# First Redrock foal of the season



## Becky (Mar 19, 2008)

I was hoping for a loud frame overo from this cross and boy, I was not disappointed!

Redrock Perfect Image, black frame overo, foaled 3/18/08. McSperitts Rowdy Night Image X Redrock Corkers Sandi Lassie.

This little guy is so special and he knows it!


----------



## ohmt (Mar 19, 2008)

He's GORGEOUS!!! And what loud color! CONGRATS!


----------



## eagles ring farm (Mar 19, 2008)

wow I'll take one of them

he is just beautiful





congratulations


----------



## River Wood (Mar 19, 2008)

Congrats!!


----------



## albahurst (Mar 19, 2008)

WOW! Becky- he is handsome! Congrats!

Peggy


----------



## MBhorses (Mar 19, 2008)

wow

Becky is very colorful. I hope to have one marked up like him.

I sure like him, he is pretty.

you can send him our way


----------



## Irish Hills Farm (Mar 19, 2008)

Congrats on a very colorful and handsome colt!


----------



## MyLilShowGirl (Mar 19, 2008)

SO handsome!!

Congrats!


----------



## Dontworrybeappy (Mar 19, 2008)

WOW! Make me a filly like that, please?????


----------



## ThreeCFarm (Mar 19, 2008)

Congratulations Becky. I still can't get over that COLOR!!!! I can't wait to see him clipped.


----------



## Devon (Mar 19, 2008)

Flashy





Love him Congrats!


----------



## srpwildrose (Mar 19, 2008)

AWESOME





What a darling colt........love his color











Congrats Becky

Susan


----------



## SirenFarms (Mar 19, 2008)

WOW! I cant stop looking at him! can i see his other side and close ups of his markings? i have a pony stablemate breyer that i have been looking for a pattern to paint on him and would love to use his markings!


----------



## mini1 (Mar 19, 2008)

WOW!!!!!!!!!!!!!!!!! Congratulations Becky!! It's always a rush to see that color come up. Very gorgeous!!!

Kelly


----------



## hrselady (Mar 19, 2008)

Congrats on such a beautiful colt!! Love that color!! He's truly unique!!


----------



## C G Minis (Mar 19, 2008)

I have always loved seeing your foals. What a lovley boy!! Very nice...


----------



## StarRidgeAcres (Mar 19, 2008)

Becky,

He's adorable!



Love his head and his color is just icing.


----------



## hairicane (Mar 19, 2008)

What a cutie!!!  Congrats!!!


----------



## Jill (Mar 20, 2008)

Congratulations! He is beautiful!!!


----------



## lvponies (Mar 20, 2008)

Pretty boy!!



Congratulations!!


----------



## RobinRTrueJoy (Mar 20, 2008)

WOW is right!!!!! Congratulations!

Robin


----------



## cowgurl_up (Mar 20, 2008)

Wow! Very nice!!


----------



## Sixstardanes (Mar 20, 2008)

Hearty congrats!


----------



## Firefall (Mar 20, 2008)

Beautiful boy, congratulations!!!!


----------



## RJRMINIS (Mar 20, 2008)

Congrats, he is very nice!!!!!!!!! I just love to see neat markings like that!!!!


----------



## MiLo Minis (Mar 20, 2008)

Congratulations Becky!!! He is a handsome little fella - if you have any more like that only without all the parts I would sure be interested!!!


----------



## AppyLover2 (Mar 20, 2008)

ADORABLE!!!


----------



## ClickMini (Mar 20, 2008)

He is a real beauty! Congratulations!


----------



## Lisa Strass (Mar 20, 2008)

Woo-hoo! Congrats on that colorful fellow!

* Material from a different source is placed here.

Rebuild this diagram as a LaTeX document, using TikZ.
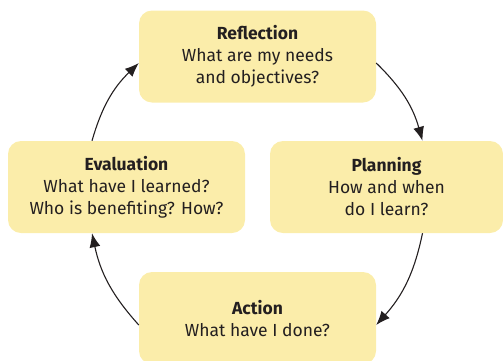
\documentclass[tikz,border=0pt]{standalone}
\usepackage{fontspec}
\setmainfont{Fira Sans}
\usetikzlibrary{arrows.meta}
\definecolor{boxfill}{HTML}{FBEDAA}
\definecolor{ink}{HTML}{231F20}
\tikzset{
  stage/.style={rectangle, rounded corners=13pt, fill=boxfill, draw=none,
    minimum width=237pt, minimum height=92pt, inner sep=0pt, align=center,
    text=ink, font=\fontsize{17.5}{22}\selectfont},
  flow/.style={draw=ink, line width=1.1pt, -{Latex[length=14pt,width=11pt]}}
}
\begin{document}
\begin{tikzpicture}[x=1pt,y=-1pt]
\useasboundingbox (0,0) rectangle (503,360);
\node[stage] (refl) at (257.5,56.5) {\textbf{Reflection}\\What are my needs\\and objectives?};
\node[stage] (eval) at (126.5,187) {\textbf{Evaluation}\\What have I learned?\\Who is benefiting? How?};
\node[stage, minimum width=233pt] (plan) at (386.5,187) {\textbf{Planning}\\How and when\\do I learn?};
\node[stage] (act) at (257.5,318) {\textbf{Action}\\What have I done?};
\draw[flow] ([yshift=-6.5pt]refl.east) to[bend left=15] ([xshift=36pt]plan.north);
\draw[flow] ([xshift=36pt]plan.south) to[bend left=15] ([yshift=-7pt]act.east);
\draw[flow] ([yshift=-7pt]act.west) to[bend left=15] ([xshift=-34.5pt]eval.south);
\draw[flow] ([xshift=-34.5pt]eval.north) to[bend left=15] ([yshift=-6.5pt]refl.west);
\end{tikzpicture}
\end{document}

How do you know he is black? (I'm not questioning it at all! I'm just curious because I like this color stuff, and he isn't a dark black yet.)


----------



## Becky (Mar 20, 2008)

Thanks for all of your comments! As you can probably tell, I'm pretty pleased with this one.







> How do you know he is black?


Lisa, I don't know for sure but I do know he's black based. I've not actually determined the color of his dam but she is black based and his sire is black. I will have him color tested so hopefully I will know more.


----------



## Meavey (Mar 21, 2008)

Congrats!





He´s a looker!


----------



## Mona (Mar 21, 2008)

Pretty colt...Congratulations!


----------



## RAPfrosty (Mar 21, 2008)

What a beautiful baby! CONGRATS!!


----------



## littleones (Mar 22, 2008)

Congratulations Becky - he is just gorgeous!!!!!


----------



## SWA (Mar 22, 2008)

WOW! He's gorgeous!



SUPER CONGRATS!


----------



## wpsellwood (Mar 25, 2008)

What a way to start out the foaling season!!! Love that babys head. Congrats Becky!!!


----------



## Tony (Mar 27, 2008)

Wow seems to be the appropriate response. Congratulations.


----------



## Jessica_06 (Mar 27, 2008)

Congrats on that handsome fellow!






I love your foals!

How many more are you expecting this year?

~Jessica


----------